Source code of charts
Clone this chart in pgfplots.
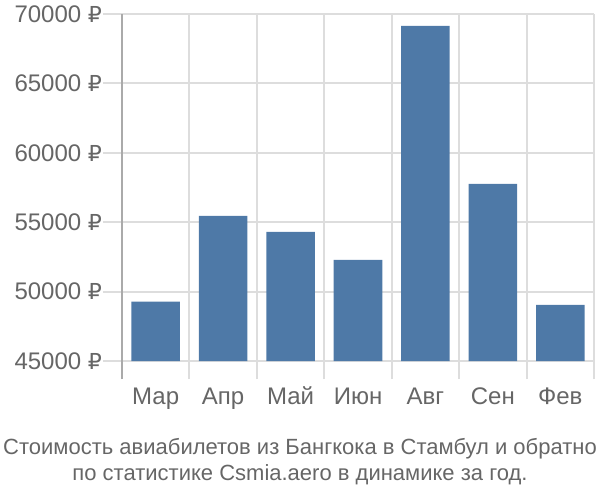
\documentclass[border=0pt]{standalone}
\usepackage{fontspec}
\setmainfont{Liberation Sans}
\newfontfamily\rub{DejaVu Sans}
\usepackage{pgfplots}
\pgfplotsset{compat=1.18}
\definecolor{barblue}{HTML}{4E79A7}
\definecolor{txt}{HTML}{666666}
\definecolor{gridc}{HTML}{DDDDDD}
\definecolor{axc}{HTML}{AAAAAA}
\newcommand{\R}{{\rub\fontsize{11}{14}\selectfont ₽}}
\begin{document}
\begin{tikzpicture}
\useasboundingbox (0,0) rectangle (300pt,250pt);
\begin{axis}[
  at={(61pt,69.5pt)}, anchor=south west,
  scale only axis, width=236pt, height=173.5pt,
  xmin=-0.5, xmax=6.5, ymin=45000, ymax=70000,
  xtick={0,...,6},
  xticklabels={Мар,Апр,Май,Июн,Авг,Сен,Фев},
  minor xtick={-0.5,0.5,...,6.5},
  ytick={45000,50000,...,70000},
  yticklabels={45000 \R,50000 \R,55000 \R,60000 \R,65000 \R,70000 \R},
  scaled y ticks=false,
  axis lines*=left,
  x axis line style={draw=none},
  y axis line style={draw=axc, line width=1pt, -, shorten <=-9pt},
  ymajorgrids, xminorgrids,
  grid style={draw=gridc, line width=1pt},
  minor grid style={draw=gridc, line width=1pt},
  tick align=outside,
  major tick length=9.5pt, minor tick length=9pt,
  major x tick style={draw=none},
  minor x tick style={draw=gridc, line width=1pt},
  major y tick style={draw=gridc, line width=1pt},
  ticklabel style={font=\fontsize{12}{14}\selectfont, text=txt},
  xticklabel style={text height=9pt, text depth=2.5pt, yshift=0.5pt},
  yticklabel style={xshift=3pt},
  ybar, bar width=0.72,
]
\addplot[fill=barblue, draw=none] coordinates {
  (0,49280) (1,55450) (2,54300) (3,52280) (4,69150) (5,57760) (6,49040)
};
\end{axis}
\node[text=txt, font=\fontsize{11}{14}\selectfont] at (150pt,25.5pt) {Стоимость авиабилетов из Бангкока в Стамбул и обратно};
\node[text=txt, font=\fontsize{11}{14}\selectfont] at (150pt,12.5pt) {по статистике Csmia.aero в динамике за год.};
\end{tikzpicture}
\end{document}
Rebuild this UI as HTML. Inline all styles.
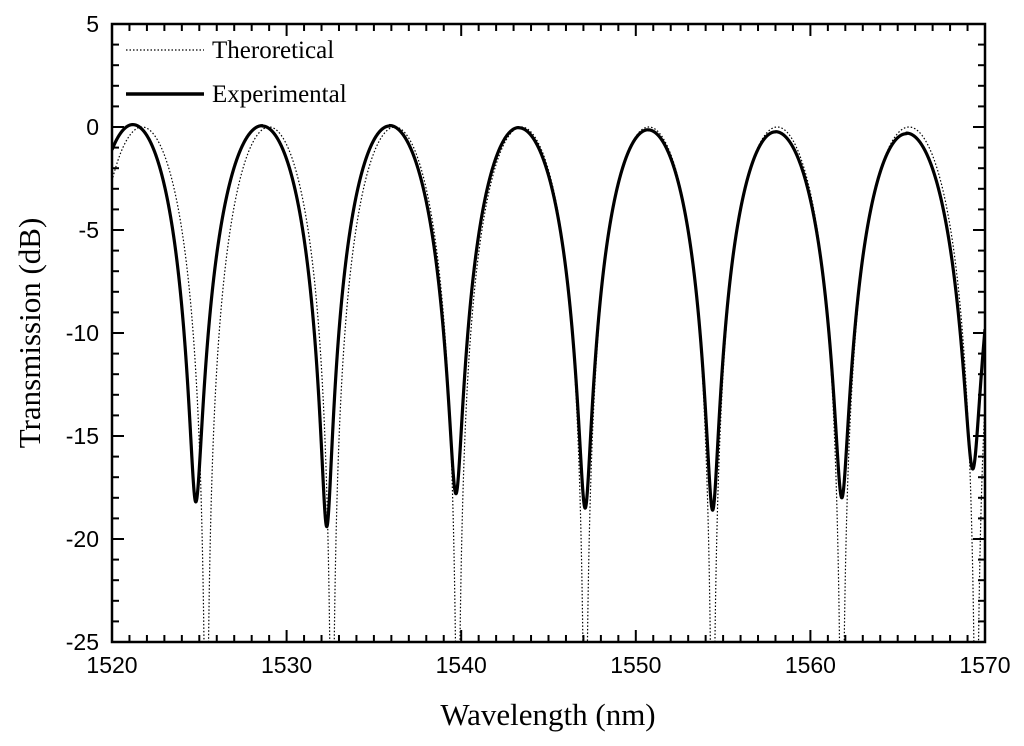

_EXERCISE DIRECTIONS_: Leave out the pictures and retype every line above exactly.

_OUTPUT OF THE EXERCISE_:
Clone this chart in pgfplots.
\documentclass[border=0pt]{standalone}
\usepackage{fontspec}
\setmainfont{Liberation Sans}
\newfontfamily\rub{DejaVu Sans}
\usepackage{pgfplots}
\pgfplotsset{compat=1.18}
\definecolor{barblue}{HTML}{4E79A7}
\definecolor{txt}{HTML}{666666}
\definecolor{gridc}{HTML}{DDDDDD}
\definecolor{axc}{HTML}{AAAAAA}
\newcommand{\R}{{\rub\fontsize{11}{14}\selectfont ₽}}
\begin{document}
\begin{tikzpicture}
\useasboundingbox (0,0) rectangle (300pt,250pt);
\begin{axis}[
  at={(61pt,69.5pt)}, anchor=south west,
  scale only axis, width=236pt, height=173.5pt,
  xmin=-0.5, xmax=6.5, ymin=45000, ymax=70000,
  xtick={0,...,6},
  xticklabels={Мар,Апр,Май,Июн,Авг,Сен,Фев},
  minor xtick={-0.5,0.5,...,6.5},
  ytick={45000,50000,...,70000},
  yticklabels={45000 \R,50000 \R,55000 \R,60000 \R,65000 \R,70000 \R},
  scaled y ticks=false,
  axis lines*=left,
  x axis line style={draw=none},
  y axis line style={draw=axc, line width=1pt, -, shorten <=-9pt},
  ymajorgrids, xminorgrids,
  grid style={draw=gridc, line width=1pt},
  minor grid style={draw=gridc, line width=1pt},
  tick align=outside,
  major tick length=9.5pt, minor tick length=9pt,
  major x tick style={draw=none},
  minor x tick style={draw=gridc, line width=1pt},
  major y tick style={draw=gridc, line width=1pt},
  ticklabel style={font=\fontsize{12}{14}\selectfont, text=txt},
  xticklabel style={text height=9pt, text depth=2.5pt, yshift=0.5pt},
  yticklabel style={xshift=3pt},
  ybar, bar width=0.72,
]
\addplot[fill=barblue, draw=none] coordinates {
  (0,49280) (1,55450) (2,54300) (3,52280) (4,69150) (5,57760) (6,49040)
};
\end{axis}
\node[text=txt, font=\fontsize{11}{14}\selectfont] at (150pt,25.5pt) {Стоимость авиабилетов из Бангкока в Стамбул и обратно};
\node[text=txt, font=\fontsize{11}{14}\selectfont] at (150pt,12.5pt) {по статистике Csmia.aero в динамике за год.};
\end{tikzpicture}
\end{document}
Rebuild this UI as HTML. Inline all styles.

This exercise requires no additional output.